Мораль и право - день чудесный... | страница 3
Так госаппарат быстренько соберет в себе и вокруг себя наиболее аморальную часть населения, то есть тех, для кого всякая там этика, непреходящие ценности какие-то — звук пустой, оттого они и способны перестроиться мгновенно, стоит только высшему начальству объявить черное белым и зло добром. И даже если высшее начальство действительно прозорливо и действительно объявляет благом благо, но при этом чрезмерно усердствует, вколачивая обновленную истину в головы подданных, оно все равно быстро концентрирует вокруг себя подонков и становится их заложником, а благо в результате выворачивается наизнанку.
Когда этот процесс достигает катастрофической интенсивности, государству — если оно вообще успевает спастись — приходится забывать показавшиеся столь полезными и удобными законы и вновь идти на поводу у культуры. Иначе не зашпаклевать зазор между теоретически предписанным и практически осуществляемым поведением, всегда являющийся питательным каналом коррупции.
Интересным и показательным примером такого компромисса может служить развитие в милом моему сердцу древнем Китае правовых норм, регулировавших поведение индивидуума в ситуации конфликта его обязанностей по отношению к ближним и по отношению к государству.
2
Тяга к унификации всегда была в громадной степени присуща китайской культуре.
Был в Китае создан такой труд — «Книга правителя области Шан», который оказал на дальнейшую историю страны влияние колоссальное. Авторство его традиционно приписывают государственному деятелю по имени Шан Ян. Едва ли не впервые в Китае Шан Ян предложил связную схему тотального государственного контроля (приверженцев этой системы стали называть «школой закона», а у нас иногда на европейский лад — легистами). Там говорилось прямо: «Умные и хитрые, мудрые и способные превратятся в добродетельных, начнут обуздывать свои желания и отдадут все силы общему делу». В этой фразе ни много ни мало сформулирована основная цель кардинального нововведения — создания единого для всех письменного законодательства. Дело было в середине IV века до нашей эры.

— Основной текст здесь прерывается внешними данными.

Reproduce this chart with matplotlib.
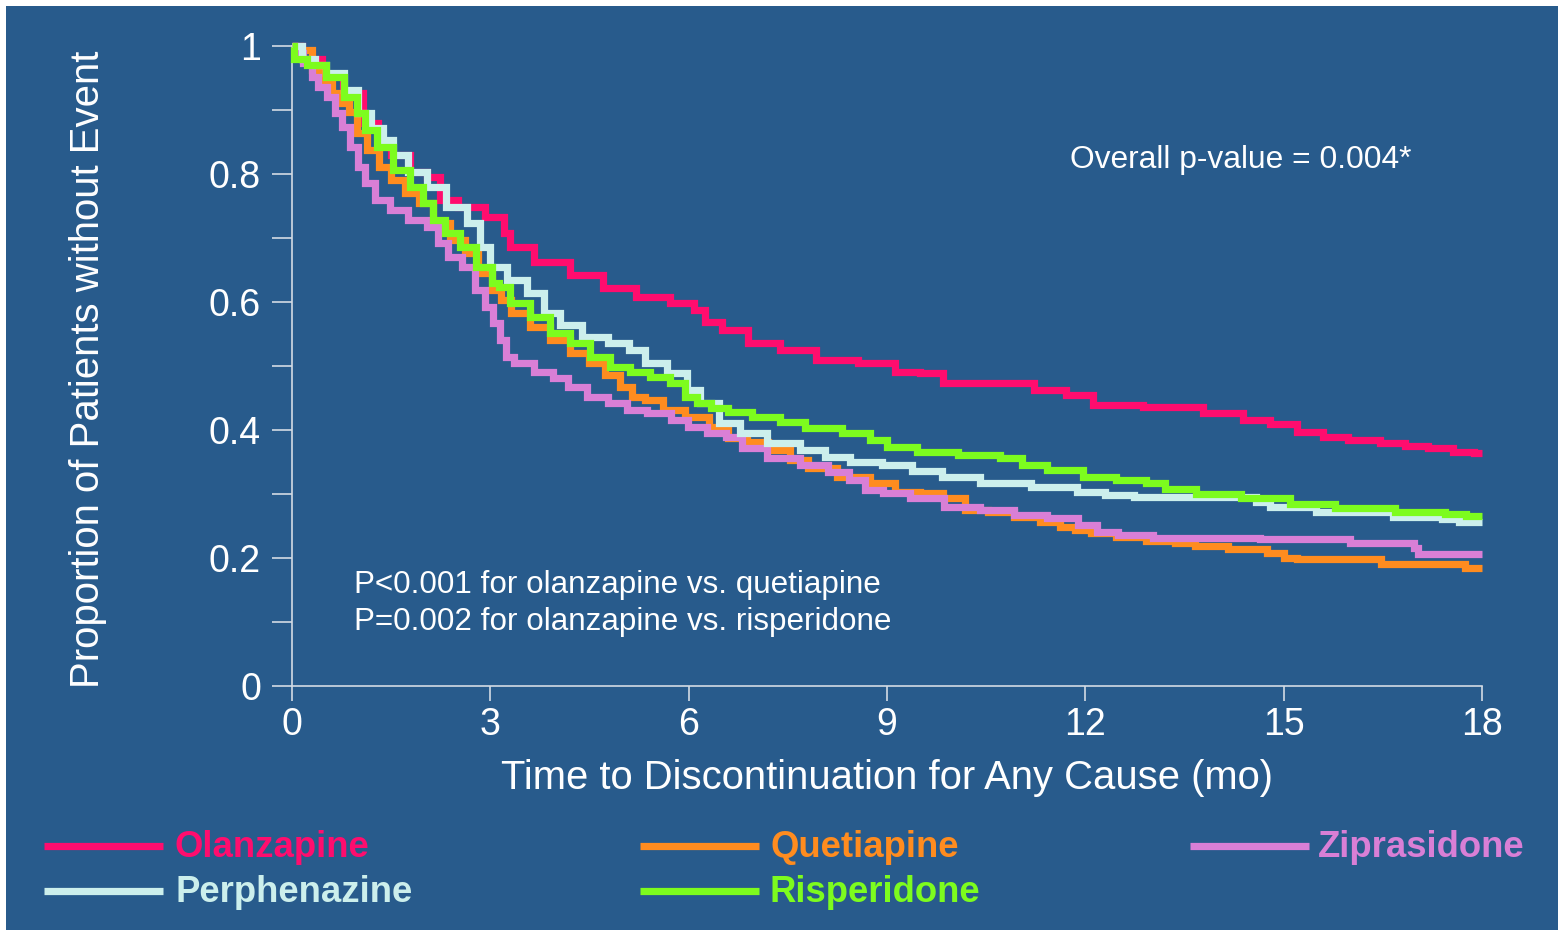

Отнюдь не безболезненное вдавливание в жизнь формулируемых государством законов изначально служило в Китае узкопрактической цели — созданию государственности нового, жесткого типа. Право было призвано не столько оформить и сделать общеобязательным то, что и так уже становилось общепринятым, сколько разрушить старые ценности и внедрить новые. Методика предлагалась простая и описывалась в простых формулировках; в ту пору не существовало ни общественного мнения, ни международного права, ни вожделенных инвалютных кредитов, ни «Эмнести интернешнл», и государственные деятели могли позволить себе называть вещи своими именами: раз все люди стремятся к выгоде и избегают ущерба, следует положить им награду за старательное и успешное соблюдение предписанного (что именно предписано — народу должно быть все равно), и наказание — за несоблюдение.